Occasionally one of our counterparts in non-fiction will come across a fiction book they can’t wait to tell everyone about. This happened recently, and we decided to start a new series of blog posts. Please enjoy this collaboration…
The back cover promises a heroine possessed of strong opinions and intelligence, as well as a hero who needs to work to win her over, and for once it wasn’t exaggerating. Though they share a past together (presumably mentioned in another book), and the hero is no slouch himself in intellectual matters, they start off the book on the wrong foot. Seeing them gain a deeper appreciation of each other is the main attraction here, though the hero’s dog is definitely a major player.

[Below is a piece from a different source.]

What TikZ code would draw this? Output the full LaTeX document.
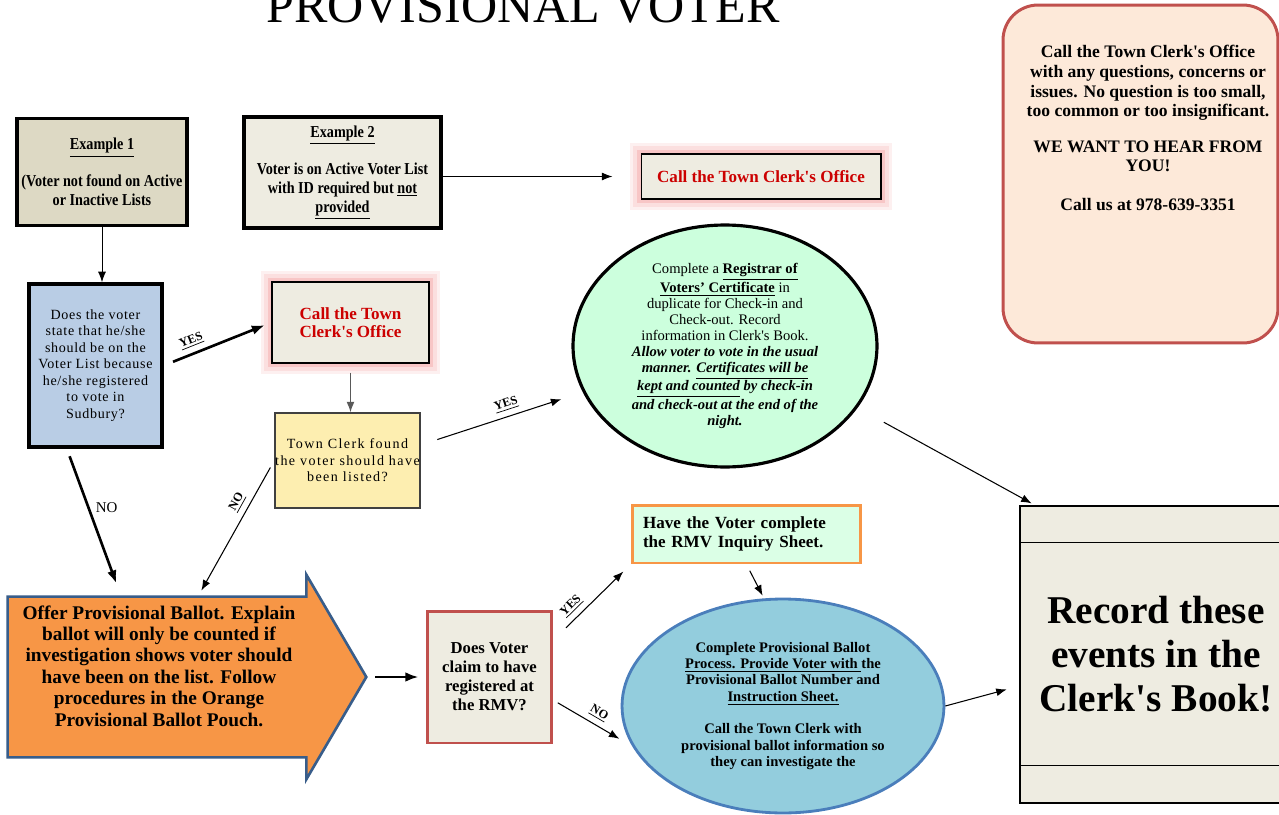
\documentclass[tikz,border=0pt]{standalone}
\usepackage{fontspec}
\setmainfont{Liberation Serif}[Ligatures=TeXOff]
\newfontfamily\narrowfont{Liberation Serif}[FakeStretch=0.85, Ligatures=TeXOff]
\newfontfamily\spacedfont{Liberation Serif}[LetterSpace=5, Ligatures=TeXOff]
\newfontfamily\widefont{Liberation Serif}[LetterSpace=10, Ligatures=TeXOff]
\usetikzlibrary{shapes.geometric,arrows.meta}

\definecolor{examplefill}{HTML}{DDD9C4}
\definecolor{paper}{HTML}{EEECE1}
\definecolor{questionblue}{HTML}{B9CDE5}
\definecolor{foundyellow}{HTML}{FDEEB0}
\definecolor{certgreen}{HTML}{CCFFDD}
\definecolor{rmvgreen}{HTML}{DBFFE6}
\definecolor{ballotorange}{HTML}{F79646}
\definecolor{ballotedge}{HTML}{385D8A}
\definecolor{processblue}{HTML}{93CDDD}
\definecolor{processedge}{HTML}{4A7EBB}
\definecolor{notefill}{HTML}{FDE9D9}
\definecolor{noteedge}{HTML}{C0504D}
\definecolor{clerkred}{HTML}{CC0000}
\definecolor{glowpink}{HTML}{F08080}

\tikzset{
  box/.style={rectangle, align=center, inner sep=0pt},
  heavybox/.style={box, draw, line width=2pt},
  callbox/.style={box, draw, line width=0.6pt, fill=paper, text=clerkred,
    font=\bfseries\fontsize{9.7}{10.3}\selectfont,
    preaction={draw=glowpink!12, line width=13pt, rounded corners=4pt},
    preaction={draw=glowpink!25, line width=9pt, rounded corners=3pt},
    preaction={draw=glowpink!45, line width=5pt, rounded corners=2pt}},
  link/.style={-{Latex[length=6pt,width=4.5pt]}, line width=0.6pt},
  heavylink/.style={-{Latex[length=7.5pt,width=5.5pt]}, line width=1.5pt},
  tag/.style={font=\bfseries\fontsize{7}{8}\selectfont, inner sep=1pt},
}

\begin{document}
\begin{tikzpicture}[x=0.02cm, y=-0.02cm]
 \fill[white] (0,0) rectangle (1279,815);
 \useasboundingbox (0,0) rectangle (1279,815);

 % heading, cut by the top edge
 \node[anchor=base, inner sep=0pt, font=\fontsize{28.5}{30}\selectfont] (title) at (523,22) {PROVISIONAL VOTER};

 % the two starting cases
 \node[heavybox, fill=examplefill, minimum width=3.4cm, minimum height=2.14cm, font=\narrowfont\bfseries\fontsize{9.5}{10.8}\selectfont] (ex1) at (102,172) {\underline{Example 1}\\[10pt](Voter not found on Active\\or Inactive Lists};
 \node[heavybox, fill=paper, minimum width=3.94cm, minimum height=2.22cm, font=\narrowfont\bfseries\fontsize{9.5}{10.8}\selectfont] (ex2) at (342.5,172.5) {\underline{Example 2}\\[10pt]Voter is on Active Voter List\\with ID required but \underline{not}\\\underline{provided}};
 \node[callbox, minimum width=4.8cm, minimum height=0.9cm] (call1) at (761,176.5) {Call the Town Clerk's Office};

 % note in the corner
 \node[box, draw=noteedge, line width=1.7pt, fill=notefill, rounded corners=0.7cm, minimum width=5.5cm, minimum height=6.76cm] (note) at (1140.5,174) {};
 \node[box, anchor=north, font=\bfseries\fontsize{10}{11.2}\selectfont] (notetext) at (1148,45) {Call the Town Clerk's Office\\with any questions, concerns or\\issues. No question is too small,\\too common or too insignificant.\\[9pt]WE WANT TO HEAR FROM\\YOU!\\[11pt]Call us at 978-639-3351};

 % questions
 \node[heavybox, fill=questionblue, minimum width=2.66cm, minimum height=3.26cm, font=\spacedfont\fontsize{8}{9.4}\selectfont] (question) at (95.5,365.5) {Does the voter\\state that he/she\\should be on the\\Voter List because\\he/she registered\\to vote in\\Sudbury?};
 \node[callbox, minimum width=3.14cm, minimum height=1.62cm] (call2) at (350.5,322.5) {Call the Town\\Clerk's Office};
 \node[box, draw=black!75, line width=0.8pt, fill=foundyellow, minimum width=2.9cm, minimum height=1.9cm, font=\widefont\fontsize{8}{9.4}\selectfont] (found) at (347.5,460.5) {Town Clerk found\\the voter should have\\been listed?};

 \node[ellipse, draw, line width=1.8pt, fill=certgreen, minimum width=6.08cm, minimum height=4.84cm, inner sep=0pt, align=center, font=\fontsize{8.3}{9.1}\selectfont] (certificate) at (725,346) {Complete a \underline{\textbf{Registrar of}}\\\underline{\textbf{Voters’ Certificate}} in\\duplicate for Check-in and\\Check-out. Record\\information in Clerk's Book.\\\textbf{\textit{Allow voter to vote in the usual}}\\\textbf{\textit{manner. \underline{Certificates will be}}}\\\textbf{\textit{\underline{kept and counted} by check-in}}\\\textbf{\textit{and check-out at the end of the}}\\\textbf{\textit{night.}}};

 % provisional ballot
 \node[box, minimum width=5.96cm, minimum height=3.2cm] (offer) at (157,677) {};
 \draw[fill=ballotorange, draw=ballotedge, line width=1.5pt] (offer.north west) -- (offer.north east) -- ++(0,-22) -- ([xshift=1.2cm]offer.east) coordinate (tip) -- ([yshift=-0.44cm]offer.south east) -- (offer.south east) -- (offer.south west) -- cycle;
 \node[box, font=\bfseries\fontsize{11}{12.2}\selectfont] (offertext) at (159,666) {Offer Provisional Ballot. Explain\\ballot will only be counted if\\investigation shows voter should\\have been on the list. Follow\\procedures in the Orange\\Provisional Ballot Pouch.};

 \node[box, draw=noteedge, line width=1.7pt, fill=paper, minimum width=2.5cm, minimum height=2.64cm, font=\bfseries\fontsize{9.5}{10.8}\selectfont] (rmv) at (489.5,677) {Does Voter\\claim to have\\registered at\\the RMV?};
 \node[box, draw=ballotorange, line width=1.7pt, fill=rmvgreen, minimum width=4.58cm, minimum height=1.16cm, text width=4.14cm, align=left, font=\bfseries\fontsize{9.7}{10.8}\selectfont] (inquiry) at (746.5,534) {Have the Voter complete\\the RMV Inquiry Sheet.};
 \node[ellipse, draw=processedge, line width=1.6pt, fill=processblue, minimum width=6.44cm, minimum height=4.28cm, inner sep=0pt, align=center, font=\bfseries\fontsize{8.3}{9.3}\selectfont] (process) at (783,706) {Complete Provisional Ballot\\\underline{Process. Provide Voter with }the\\Provisional Ballot Number and\\\underline{Instruction Sheet.}\\[9.3pt]Call the Town Clerk with\\provisional ballot information so\\they can investigate the};

 % clerk's book
 \node[box, draw, line width=0.8pt, fill=paper, minimum width=5.44cm, minimum height=5.94cm, font=\bfseries\fontsize{22.4}{25}\selectfont] (record) at (1156,654.5) {Record these\\events in the\\Clerk's Book!};
 \draw[line width=0.8pt] ([yshift=-0.74cm]record.north west) -- ([yshift=-0.74cm]record.north east);
 \draw[line width=0.8pt] ([yshift=0.76cm]record.south west) -- ([yshift=0.76cm]record.south east);

 % connectors
 \draw[link, shorten >=0.56cm] (ex2.east |- call1.west) -- (call1.west);
 \draw[link, line width=0.5pt] (ex1.south) -- (ex1.south |- question.north);
 \draw[heavylink, shorten <=0.2cm, shorten >=0.14cm] (question.east) -- node[tag, sloped, above=2pt, pos=0.3] (yes1) {\underline{YES}} (call2.west);
 \draw[link, draw=black!65, shorten <=0.18cm] (call2.south) -- (call2.south |- found.north);
 \draw[link, shorten <=0.35cm, shorten >=0.45cm] (found.12) -- node[tag, sloped, above=2pt, pos=0.55] (yes2) {\underline{YES}} (certificate.198);
 \draw[link, shorten <=0.16cm, shorten >=0.14cm] (found.west) -- node[tag, sloped, above=2pt, pos=0.35] (no1) {\underline{NO}} (offer.63);
 \draw[heavylink, shorten <=0.16cm, shorten >=0.28cm] (question.251) -- node[right, pos=0.4, font=\fontsize{8.5}{10}\selectfont] (no2) {NO} (offer.114);
 \draw[heavylink, line width=1.4pt, shorten <=0.18cm, shorten >=0.14cm] (tip) -- (rmv.west);
 \draw[link, shorten <=0.35cm, shorten >=0.2cm] (rmv.30) -- node[tag, sloped, above=2pt, pos=0.34] (yes3) {\underline{YES}} (inquiry.south west);
 \draw[link, shorten <=0.1cm, shorten >=0.3cm] (rmv.-20) -- node[tag, sloped, above=2pt, pos=0.5] (no3) {\underline{NO}} (process.195);
 \draw[link, shorten <=0.14cm, shorten >=0.06cm] (inquiry.south) -- (process.100);
 \draw[link, shorten <=0.6cm, shorten >=0.08cm] (certificate.-25) -- (record.129);
 \draw[link, shorten >=0.26cm] (process.east) -- (record.193);

\end{tikzpicture}
\end{document}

Note that the heroine is involved in providing a safe place for street children and suffers from some trauma due to one of them ensuring she could not interfere with the murder of the nightmare figure who abused a number of them. The living antagonist in the story is also a man to whom others are there to be used, and he does attempt to kidnap and rape the heroine in revenge for the hero and heroine making sure he could no longer easily cheat at cards and fleece people of substantial sums. She manages to successfully fight back and humiliate the villain, so it is ultimately a triumph, but not something all readers are able to read.
Available through MyMediaMall, this set of three novellas linked by a shared beginning and ending offer a lighter romance overall than Ashford’s most recent book. All three of the sisters are tossed into situations rife with potential problems and instead find comfortable, pampered lives for two of them – and even the middle sister’s theoretically disastrous heartbreak and departure from her job is salvaged by the loving interference of her sisters and their unlikely fairy godmothers (no magic, here – just wealthy, kindhearted women who use their privilege to do good). Some readers may find the final hero’s exasperated comment to his fiancee to cross a line of ungentlemanly behavior; others may be fine.
Technically a juvenile book (you’ll find it in our Youth Department), this Newberry winner is nevertheless an excellent crossover read for those who enjoy fairy tales, villains who get their comeuppances, and happy endings. There’s plenty of magic and foreboding, along with multiple points of view, but kindness and caring win the day in the end against a most insidious and selfish evil-doer.